Insofar as whether the prosecution should be chargeable with the inactivity of police authorities, it would seem unrealistic to permit, to the detriment of the defendant, the prosecuting arm of our law enforcement agencies to insulate itself behind the possible inaction of another official agency. While we recognize the difficulty in control, the accused should not be jeopar*893dized for the evil found in delay of prosecution, the effect of which, may well place beyond the reach of defendant the ability and ‘ ‘ the means of proving his innocence ’ * * * by the loss of witnesses or the dulling of memory ” (People v. Prosser, supra, p. 356).

Finally, and upon the issue of whether the People have demonstrated “good cause ” it appears that the sum total of the efforts to locate the defendant was the issuance of a warrant and teletype alarm, notification to South Carolina authorities, one inquiry to defendant’s old employer, and an occasional inquiry with defendant’s brother. It seems inconceivable that the authorities did not make inquiry of such agencies as the taxing authorities or motor vehicle bureau in an effort to secure information as to defendant’s whereabouts. This seems particularly unusual when the police had knowledge of his operation of a particular motor vehicle. Certainly, many extensive investigations to secure the whereabouts of a “ fugitive ” prove fruitless and such a defendant should not be heard to complain as to any delay in prosecution. Equally, the mere fact that the defendant is not apprehended should not stand as the sole criterion of establishing defendant as a “fugitive” to deny him the protective provision of section 668 of the Code of Criminal Procedure. Here defendant remained within the jurisdiction and did not secrete his whereabouts or identity. The proofs offered point to the conclusion that any reasonable investigation would have yielded his location.
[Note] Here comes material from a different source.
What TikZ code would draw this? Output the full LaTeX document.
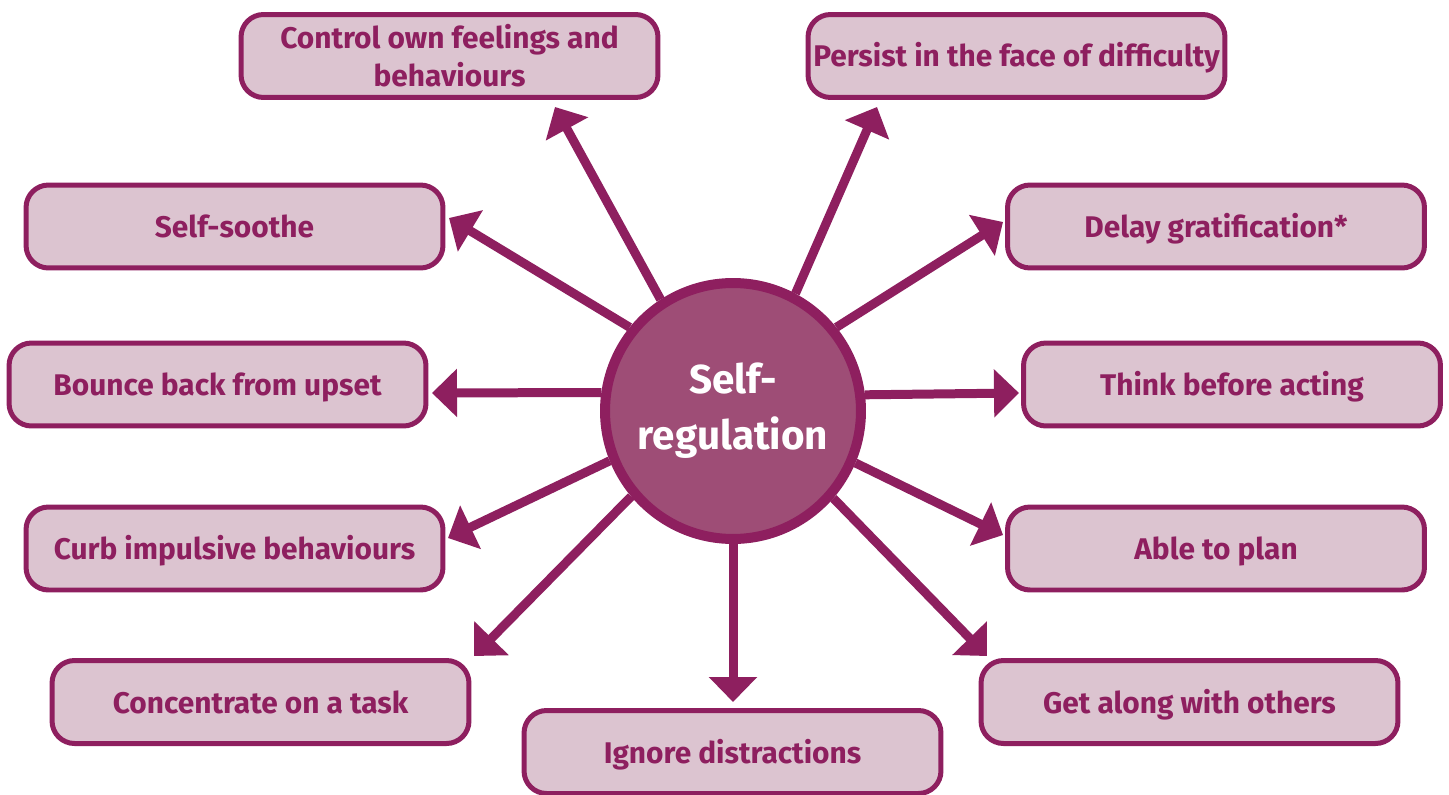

Under the circumstances presented, we do not find defendant to be a “ fugitive ” who should be denied the beneficial effects of section 668 of the Code of Criminal Procedure solely because the indictment was returned and a superficial investigation failed to yield his whereabouts. Were such the ease, indictments could be obtained, warrants issued, and, without the happening of some fortuitous event, prosecutions would be indefinitely postponed. While it is true that some additional efforts were made over and above the broadcasting of a teletype alarm and obtaining of a warrant, and we realize that with the passage of time, fruitless searches may of necessity become less vigorous, we cannot find justification for a delay of over seven years on the basis of the efforts employed to locate this defendant. It is therefore ordered that the motion of Joseph Morton to dismiss the indictment, No. 14,924, is granted.